Postprocessing Global AI Weather Prediction Models for Severe Weather Forecasting

Data driven global AI models have garnered significant attention of late owing to their competitiveness with state-of-the-art dynamics-based numerical weather prediction (NWP) systems. After training, the AI models can simulate synoptic-scale patterns with relative ease and speed, and recent quantitative evaluations have suggested they can simulate large-scale temperature, pressure, and winds with the same or better accuracy than NWP models. However, these AI models suffer from some of the same deficiencies as NWP models for applications in high-impact weather domains. Namely, their rather coarse resolution doesn’t lend itself well to explicit predictions of convection hazards. To get around this issue with traditional NWP models, postprocessing methods have been used to generate explicit forecasts of hazards. As an example, the Global Ensemble Forecast System Machine Learning Probabilities (GEFS-MLP) forecast system leverages random forests (RFs) and inputs from a global NWP ensemble to generate daily probabilistic forecasts at lead times of 1-8 days for excessive rainfall, tornado, severe hail, and severe wind hazards. Output forecasts mimic operational outlooks and are now operational in national forecast centers. 

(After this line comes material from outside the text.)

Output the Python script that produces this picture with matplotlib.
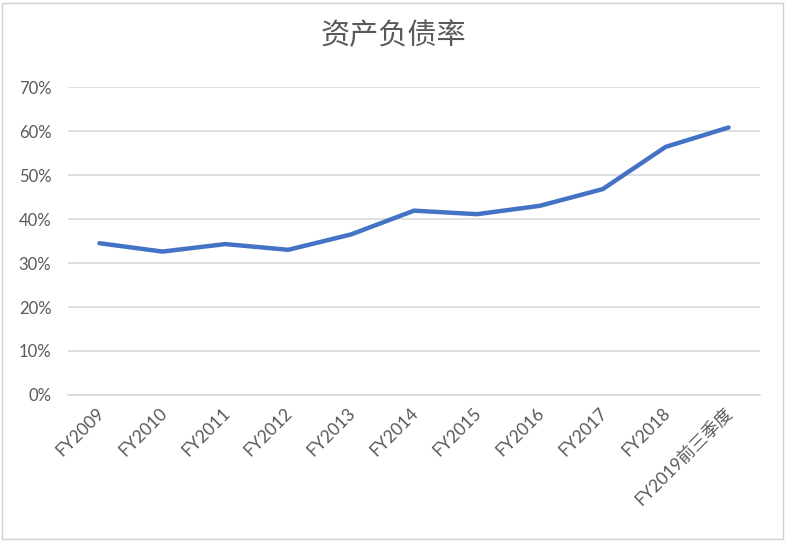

In a similar way, output fields from the data-driven AI models can be used to generate hazardous weather outlooks. In this work, we apply the previously detailed GEFS-MLP framework to global AI model inputs, to generate daily probabilities of tornadoes, hail, and wind out to 8 days. We explore inputs from PanguWeather, GraphCast, and FourCastNet to drive separate severe weather predictions, and consider combining AI outputs as a 3-member ensemble to drive RF training and forecasts. The operations-like outlooks are compared to similar operational GEFS-MLP products to examine how data driven AI models can be used for small-scale hazardous weather prediction. Additionally, we explore generating ensembles of MLP forecasts by applying trained RFs to individual GEFS ensemble members to understand the value added by generating probabilistic forecasts. Further, explainable AI techniques are leveraged to decipher how MLP systems respond to inputs from different forecast models and whether global AI systems could be used in an ingredients-based forecasting paradigm.